Following a series of fatal accidents on the Turnpike in Mercer County in recent years, West Virginia Highways Commissioner Jimmy Wriston in April signed an order reducing the speed limit on a six-mile portion of the road between Camp Creek and Flat Top to 60 miles per hour. The order also mandated the installation of flashing chevrons and changeable message boards.
Barr told MetroNews the results of an ongoing comprehensive safety analysis commissioned by the Parkways Authority may be available when the Parkways Authority Board meets at its next regular public session June 13th.
“The safety study has been going on for a while now, and part of it was a speed study, as well. Before the speed limit could even be considered to be reduced, there had to be a certified speed study done by an engineering firm. That was part of this overall comprehensive analysis,” he said. “The final piece, I think right now, of the study is the median and whether we should add additional barriers to prevent (crossover accidents).

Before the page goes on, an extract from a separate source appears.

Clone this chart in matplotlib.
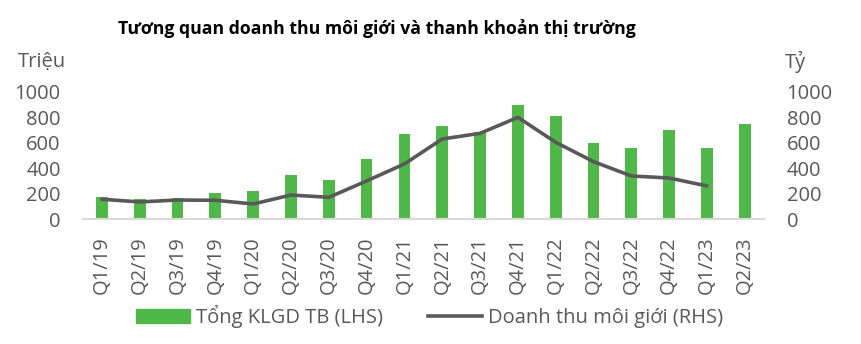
import numpy as np
import matplotlib.pyplot as plt
from matplotlib.patches import Patch
from matplotlib.lines import Line2D

plt.rcParams['font.family'] = ['Open Sans', 'DejaVu Sans']

# data
quarters = ['Q1/19', 'Q2/19', 'Q3/19', 'Q4/19', 'Q1/20', 'Q2/20', 'Q3/20', 'Q4/20',
            'Q1/21', 'Q2/21', 'Q3/21', 'Q4/21', 'Q1/22', 'Q2/22', 'Q3/22', 'Q4/22',
            'Q1/23', 'Q2/23']
klgd = [176, 160, 168, 207, 223, 348, 309, 473, 668, 730, 684, 895, 809, 598, 559, 699, 559, 746]
doanh_thu = [158, 137, 152, 150, 121, 191, 173, 301, 434, 629, 673, 798, 603, 452, 340, 324, 262]

green = '#50b848'
grey = '#595959'
fs = 14.5

fig = plt.figure(figsize=(8.61, 3.44), dpi=100)
ax = fig.add_axes([0.0964, 0.362, 0.7906, 0.372])
ax2 = ax.twinx()

x = np.arange(len(quarters))
ax.bar(x, klgd, width=0.31, color=green, zorder=2)
ax2.plot(x[:len(doanh_thu)], doanh_thu, color=grey, lw=2.6, solid_capstyle='round', zorder=3)

for a in (ax, ax2):
    a.set_ylim(0, 1000)
    a.set_yticks([0, 200, 400, 600, 800, 1000])
    a.tick_params(length=0, labelsize=fs, labelcolor=grey)
    for s in a.spines.values():
        s.set_visible(False)
ax.set_xlim(-0.5, len(quarters) - 0.5)
ax.spines['bottom'].set_visible(True)
ax.spines['bottom'].set_color('#d9d9d9')
ax.spines['bottom'].set_linewidth(1.5)
ax.set_xticks(x)
ax.set_xticklabels(quarters, rotation=90)
ax.tick_params(axis='x', pad=12)
ax.tick_params(axis='y', pad=16)
ax2.tick_params(axis='y', pad=16.5)

fig.text(0.021, 0.82, 'Triệu', fontsize=fs, color=grey, va='center', ha='left')
fig.text(0.912, 0.82, 'Tỷ', fontsize=fs, color=grey, va='center', ha='left')
fig.text(0.137, 0.918, 'Tương quan doanh thu môi giới và thanh khoản thị trường',
         fontsize=12.7, fontweight='bold', color='black', va='center', ha='left')

handles = [Patch(color=green), Line2D([], [], color=grey, lw=2.6)]
labels = ['Tổng KLGD TB (LHS)', 'Doanh thu môi giới (RHS)']
fig.legend(handles, labels, loc='center', bbox_to_anchor=(0.499, 0.081), ncol=2,
           frameon=False, fontsize=fs, labelcolor=grey, handlelength=2.7,
           handletextpad=0.3, columnspacing=2.2)

fig.savefig('out.png', dpi=100)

Among the proposals under consideration are the addition of friction course material to the road surface, which would reduce the probability of hydroplaning, and the installation of semi-rigid separation steel guardrail to reinforce the existing median. Barr previously told board members he had been informed by engineers that steel guardrails would be more effective than cable barriers in preventing large trucks from breaking through a median.
An additional Public Service Commission officer recently was hired to patrol the area around the Camp Creek exit and to conduct on-site safety inspections of tractor trailers, as warranted.